5. Don’t “go” to church. Be a family. This counters the relational reason where people come looking for community and we give them a program. It’s why the most important thing a church does isn’t its worship services. It’s small groups or community life. People don’t need another program. They need a family. How is your church being the body, being a family in the everyday lives of its members?
6. Make it practical. This counters the relevance reason where people don’t see the church as relevant or important. Have you ever walked out of a church and had no idea how to apply what you just learned? If I ever went to a horse riding school, how practical would it be if I merely sat in an 8 hour lecture on the benefits of horse riding, the equipment of horse riding, and the proper technique of how to ride a horse? If I go to a horse riding school, I expect to actually ride a horse. When people do show up to church, they’re not dying to know the history of the Israelites in the 7th century BC or how the apostle John used the word agape in his letter 1 John. They’re lonely, they’re struggling, their marriage needs work, their kids are going crazy, they’re financially overwhelmed and they’re scared about the future. How are we making helping people with their practical needs?
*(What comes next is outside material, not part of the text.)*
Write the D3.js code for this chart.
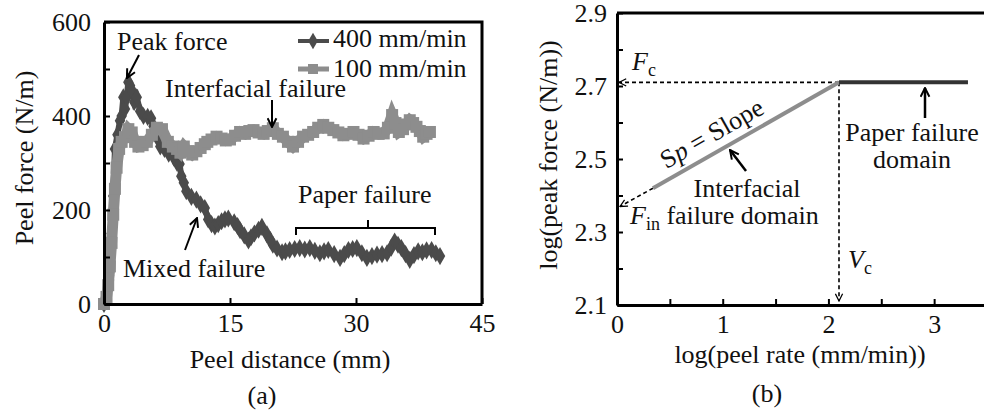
<!DOCTYPE html>
<meta charset="utf-8">
<body style="margin:0; background:#fff">
<svg width="984" height="411"></svg>
<script src="https://cdn.jsdelivr.net/npm/d3@7/dist/d3.min.js"></script>
<script>
// panel (a): peel force vs distance
var dist400 = [0, 0.3, 0.6, 0.9, 1.1, 1.3, 1.6, 1.9, 2.1, 2.3, 2.5, 2.7, 2.9, 3.1, 3.3, 3.6, 3.9, 4.3, 4.7, 5.2, 5.6, 5.9, 6.3, 6.7, 7.2, 7.7, 8.3, 8.7, 9.0, 9.2, 9.5, 9.8, 10.4, 11.0, 11.5, 12.0, 12.4, 12.8, 13.2, 13.6, 14.0, 14.4, 14.8, 15.5, 15.9, 16.2, 16.7, 17.2, 17.5, 17.9, 18.4, 18.8, 19.4, 19.8, 20.1, 20.6, 21.2, 21.6, 22.1, 22.7, 23.3, 23.9, 24.5, 25.1, 25.7, 26.2, 26.7, 27.4, 28.1, 28.6, 29.1, 29.6, 30.1, 30.7, 31.3, 31.9, 32.5, 33.1, 33.7, 34.2, 34.6, 35.0, 35.4, 35.9, 36.4, 36.9, 37.4, 37.9, 38.4, 39.0, 39.5, 40.0];
var force400 = [0, 10, 60, 150, 230, 330, 360, 390, 400, 440, 415, 440, 472, 465, 455, 430, 440, 410, 400, 398, 395, 378, 355, 335, 330, 320, 312, 300, 298, 272, 258, 240, 228, 222, 212, 204, 180, 170, 165, 170, 176, 180, 182, 174, 166, 157, 146, 135, 142, 150, 158, 164, 148, 136, 126, 118, 110, 112, 115, 117, 119, 116, 119, 113, 108, 112, 115, 106, 98, 106, 115, 117, 119, 108, 98, 102, 105, 106, 108, 120, 133, 126, 119, 106, 94, 104, 112, 110, 114, 115, 108, 102];

var dist100 = [0, 0.3, 0.5, 0.7, 0.9, 1.1, 1.3, 1.5, 1.8, 2.1, 2.5, 2.9, 3.3, 3.7, 4.1, 4.6, 5.1, 5.7, 6.3, 6.9, 7.6, 8.2, 8.7, 9.1, 9.5, 10.0, 10.5, 11.0, 11.5, 12.0, 12.3, 12.8, 13.4, 14.0, 14.5, 15.0, 15.6, 16.2, 16.8, 17.3, 17.8, 18.4, 19.0, 19.5, 20.1, 20.7, 21.3, 21.9, 22.5, 23.1, 23.7, 24.3, 24.9, 25.5, 26.1, 26.7, 27.3, 27.9, 28.5, 29.1, 29.7, 30.3, 30.9, 31.5, 32.1, 32.7, 33.3, 33.8, 34.3, 34.7, 35.1, 35.6, 36.0, 36.4, 36.8, 37.2, 37.6, 38.0, 38.4, 38.8];
var force100 = [0, 15, 40, 80, 130, 190, 245, 290, 330, 345, 355, 372, 365, 345, 335, 338, 345, 360, 375, 372, 345, 335, 330, 322, 335, 325, 318, 325, 332, 340, 345, 350, 356, 352, 348, 350, 358, 366, 362, 368, 370, 365, 362, 368, 374, 362, 356, 345, 335, 345, 356, 360, 366, 375, 381, 375, 370, 365, 359, 362, 366, 360, 352, 358, 366, 362, 363, 375, 402, 385, 366, 372, 382, 391, 385, 377, 368, 356, 362, 366];

var seriesNames = ["400 mm/min", "100 mm/min"];

// panel (b): log peak force vs log peel rate
var interfacialRate = [0.34, 2.1];
var interfacialForce = [2.42, 2.71];
var paperRate = [2.1, 3.32];
var paperForce = [2.71, 2.71];
var Fc = 2.71, Vc = 2.1, Fin = 2.37;

var DARK = "#4b4b4b";
var LIGHT = "#8d8d8d";
var FONT = "Liberation Serif";

var svg = d3.select("svg")
    .attr("font-family", FONT)
    .attr("font-size", 26)
    .attr("fill", "#111");

var defs = svg.append("defs");
function addMarker(id, size, sw) {
    defs.append("marker")
        .attr("id", id)
        .attr("viewBox", "0 0 10 10")
        .attr("refX", 9).attr("refY", 5)
        .attr("markerWidth", size).attr("markerHeight", size)
        .attr("markerUnits", "userSpaceOnUse")
        .attr("orient", "auto")
      .append("path")
        .attr("d", "M1,1 L9,5 L1,9")
        .attr("fill", "none")
        .attr("stroke", "#000")
        .attr("stroke-width", sw);
}
addMarker("arr", 11, 1.8);
addMarker("arrSmall", 9, 1.4);

function styleAxis(a) {
    a.attr("font-family", FONT).attr("font-size", 26);
    a.select(".domain").attr("stroke", "#000").attr("stroke-width", 3);
    a.selectAll(".tick line").attr("stroke", "#000").attr("stroke-width", 2);
    a.selectAll(".tick text").attr("fill", "#111");
}

// ---------- panel (a)
var xA = d3.scaleLinear().domain([0, 45]).range([104, 482]);
var yA = d3.scaleLinear().domain([0, 600]).range([304, 22]);

var gA = svg.append("g");

var lineA = d3.line()
    .x(function(d) { return xA(d[0]); })
    .y(function(d) { return yA(d[1]); });

var pts400 = dist400.map(function(d, i) { return [d, force400[i]]; });
var pts100 = dist100.map(function(d, i) { return [d, force100[i]]; });

gA.append("path").datum(pts400)
    .attr("d", lineA).attr("fill", "none")
    .attr("stroke", DARK).attr("stroke-width", 6);
gA.append("g").selectAll("path").data(pts400).enter().append("path")
    .attr("d", d3.symbol().type(d3.symbolDiamond).size(95))
    .attr("transform", function(d) { return "translate(" + xA(d[0]) + "," + yA(d[1]) + ")"; })
    .attr("fill", DARK);

gA.append("path").datum(pts100)
    .attr("d", lineA).attr("fill", "none")
    .attr("stroke", LIGHT).attr("stroke-width", 11);
gA.append("g").selectAll("rect").data(pts100).enter().append("rect")
    .attr("x", function(d) { return xA(d[0]) - 6; })
    .attr("y", function(d) { return yA(d[1]) - 6; })
    .attr("width", 12).attr("height", 12)
    .attr("fill", LIGHT);

var axA_x = gA.append("g")
    .attr("transform", "translate(0,304)")
    .call(d3.axisBottom(xA).tickValues([0, 15, 30, 45]).tickSizeInner(-6).tickSizeOuter(0).tickPadding(10));
var axA_y = gA.append("g")
    .attr("transform", "translate(104,0)")
    .call(d3.axisLeft(yA).tickValues(d3.range(0, 601, 100)).tickSizeInner(-6).tickSizeOuter(0).tickPadding(13)
        .tickFormat(function(d) { return d % 200 === 0 ? d : ""; }));
styleAxis(axA_x);
styleAxis(axA_y);
gA.append("path")
    .attr("d", "M" + xA(0) + "," + yA(600) + "H" + xA(45) + "V" + yA(0))
    .attr("fill", "none").attr("stroke", "#000").attr("stroke-width", 3);

gA.append("text").attr("x", 290).attr("y", 368).attr("text-anchor", "middle").text("Peel distance (mm)");
gA.append("text").attr("transform", "translate(33,158) rotate(-90)").attr("text-anchor", "middle").text("Peel force (N/m)");
gA.append("text").attr("x", 262).attr("y", 404).attr("text-anchor", "middle").text("(a)");

// legend
var legend = gA.append("g");
legend.append("line").attr("x1", 298).attr("x2", 329).attr("y1", 41).attr("y2", 41)
    .attr("stroke", DARK).attr("stroke-width", 4);
legend.append("path").attr("d", d3.symbol().type(d3.symbolDiamond).size(80))
    .attr("transform", "translate(313,41)").attr("fill", DARK);
legend.append("text").attr("x", 333).attr("y", 47).text(seriesNames[0]);
legend.append("line").attr("x1", 298).attr("x2", 329).attr("y1", 69).attr("y2", 69)
    .attr("stroke", LIGHT).attr("stroke-width", 5);
legend.append("rect").attr("x", 308).attr("y", 64).attr("width", 10).attr("height", 10).attr("fill", LIGHT);
legend.append("text").attr("x", 333).attr("y", 77).text(seriesNames[1]);

// annotations
gA.append("text").attr("x", 117).attr("y", 50).text("Peak force");
gA.append("line").attr("x1", 139).attr("y1", 55).attr("x2", 127).attr("y2", 78)
    .attr("stroke", "#000").attr("stroke-width", 2).attr("marker-end", "url(#arr)");
gA.append("text").attr("x", 165).attr("y", 97).text("Interfacial failure");
gA.append("line").attr("x1", 272).attr("y1", 100).attr("x2", 272).attr("y2", 127)
    .attr("stroke", "#000").attr("stroke-width", 2).attr("marker-end", "url(#arr)");
gA.append("text").attr("x", 298).attr("y", 203).text("Paper failure");
gA.append("path").attr("d", "M296,235 V228 H435 V235 M368,228 V220")
    .attr("fill", "none").attr("stroke", "#000").attr("stroke-width", 2);
gA.append("text").attr("x", 123).attr("y", 277).text("Mixed failure");
gA.append("line").attr("x1", 185).attr("y1", 250).attr("x2", 197).attr("y2", 218)
    .attr("stroke", "#000").attr("stroke-width", 2).attr("marker-end", "url(#arr)");

// ---------- panel (b)
var xB = d3.scaleLinear().domain([0, 3.5]).range([617, 987]);
var yB = d3.scaleLinear().domain([2.1, 2.9]).range([305, 13]);
var gB = svg.append("g");

var lineB = d3.line()
    .x(function(d) { return xB(d[0]); })
    .y(function(d) { return yB(d[1]); });

// dashed guides
gB.append("line").attr("x1", xB(Vc)).attr("y1", yB(Fc)).attr("x2", xB(0) + 2).attr("y2", yB(Fc))
    .attr("stroke", "#000").attr("stroke-width", 1.6).attr("stroke-dasharray", "4,3")
    .attr("marker-end", "url(#arrSmall)");
gB.append("line").attr("x1", xB(Vc)).attr("y1", yB(Fc)).attr("x2", xB(Vc)).attr("y2", yB(2.1) - 4)
    .attr("stroke", "#000").attr("stroke-width", 1.6).attr("stroke-dasharray", "4,3")
    .attr("marker-end", "url(#arrSmall)");
gB.append("line").attr("x1", xB(interfacialRate[0])).attr("y1", yB(interfacialForce[0]))
    .attr("x2", xB(0) + 3).attr("y2", yB(Fin))
    .attr("stroke", "#000").attr("stroke-width", 1.6).attr("stroke-dasharray", "4,3")
    .attr("marker-end", "url(#arrSmall)");

gB.append("path").datum(interfacialRate.map(function(d, i) { return [d, interfacialForce[i]]; }))
    .attr("d", lineB).attr("fill", "none").attr("stroke", LIGHT).attr("stroke-width", 4);
gB.append("path").datum(paperRate.map(function(d, i) { return [d, paperForce[i]]; }))
    .attr("d", lineB).attr("fill", "none").attr("stroke", "#333").attr("stroke-width", 4);

var axB_x = gB.append("g")
    .attr("transform", "translate(0,305)")
    .call(d3.axisBottom(xB).tickValues(d3.range(0, 3.51, 0.5)).tickSizeInner(-6).tickSizeOuter(0).tickPadding(10)
        .tickFormat(function(d) { return d % 1 === 0 && d < 3.5 ? d : ""; }));
var axB_y = gB.append("g")
    .attr("transform", "translate(617,0)")
    .call(d3.axisLeft(yB).tickValues(d3.range(0, 9).map(function(i) { return 2.1 + i * 0.1; }))
        .tickSizeInner(-6).tickSizeOuter(0).tickPadding(10)
        .tickFormat(function(d, i) { return i % 2 === 0 ? d3.format(".1f")(d) : ""; }));
styleAxis(axB_x);
styleAxis(axB_y);
gB.append("path")
    .attr("d", "M" + xB(0) + "," + yB(2.9) + "H" + xB(3.5))
    .attr("fill", "none").attr("stroke", "#000").attr("stroke-width", 3);

gB.append("text").attr("x", 800).attr("y", 363).attr("text-anchor", "middle").text("log(peel rate (mm/min))");
gB.append("text").attr("transform", "translate(557,155) rotate(-90)").attr("text-anchor", "middle").text("log(peak force (N/m))");
gB.append("text").attr("x", 767).attr("y", 402).attr("text-anchor", "middle").text("(b)");

function subLabel(x, y, main, sub) {
    var t = gB.append("text").attr("x", x).attr("y", y);
    t.append("tspan").attr("font-style", "italic").text(main);
    t.append("tspan").attr("font-size", 18).attr("dy", 6).text(sub);
    return t;
}
subLabel(632, 70, "F", "c");
var tin = subLabel(630, 224, "F", "in");
tin.append("tspan").attr("dy", -6).text(" failure domain");
subLabel(848, 268, "V", "c");

var ang = Math.atan2(yB(interfacialForce[1]) - yB(interfacialForce[0]), xB(interfacialRate[1]) - xB(interfacialRate[0])) * 180 / Math.PI;
var sp = gB.append("text").attr("text-anchor", "middle")
    .attr("transform", "translate(716,141) rotate(" + ang + ")");
sp.append("tspan").text("S");
sp.append("tspan").attr("font-style", "italic").text("p");
sp.append("tspan").text(" = Slope");

gB.append("text").attr("x", 747).attr("y", 197).attr("text-anchor", "middle").text("Interfacial");
gB.append("line").attr("x1", 746).attr("y1", 171).attr("x2", 730).attr("y2", 150)
    .attr("stroke", "#000").attr("stroke-width", 2.5).attr("marker-end", "url(#arr)");

gB.append("text").attr("x", 912).attr("y", 141).attr("text-anchor", "middle").text("Paper failure");
gB.append("text").attr("x", 912).attr("y", 168).attr("text-anchor", "middle").text("domain");
gB.append("line").attr("x1", 925).attr("y1", 118).attr("x2", 925).attr("y2", 88)
    .attr("stroke", "#000").attr("stroke-width", 2.5).attr("marker-end", "url(#arr)");
</script>
</body>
7. Speak to their deeper needs. This also counters the relevance reason where people don’t see the church as relevant or important. The goal isn’t just to engage them with their felt needs, the ones one the surface and that are visible. It’s to speak to their deeper needs, the eternal needs God placed inside each one of us. And especially for those not in a crisis, where life is treating them fairly well, this is our way to speak into them. As Americans, we live in one of the wealthiest parts of the world. We’ve got shopping, we’ve got healthcare, we’ve got 3 cars, 2.5 kids and a timeshare on the beach. Why do we need church? How do you reach the affluent? Here are four deeper needs that is your strategic invitation to those on the outside.
- Know God – People have this innate desire to know their Creator. God placed eternity in the hearts of mankind. That’s what Sunday worship experiences are designed to help people do.
- Find Freedom – People want to be free. Freedom happens together. The best way to help people be free is to have a vibrant small group ministry.
- Discover Purpose – People want to know why they exist, that they are created on purpose for a purpose.
- Make a Difference – People want to be a part of something bigger than themselves. People don’t just want to volunteer. They want to be a Difference Maker.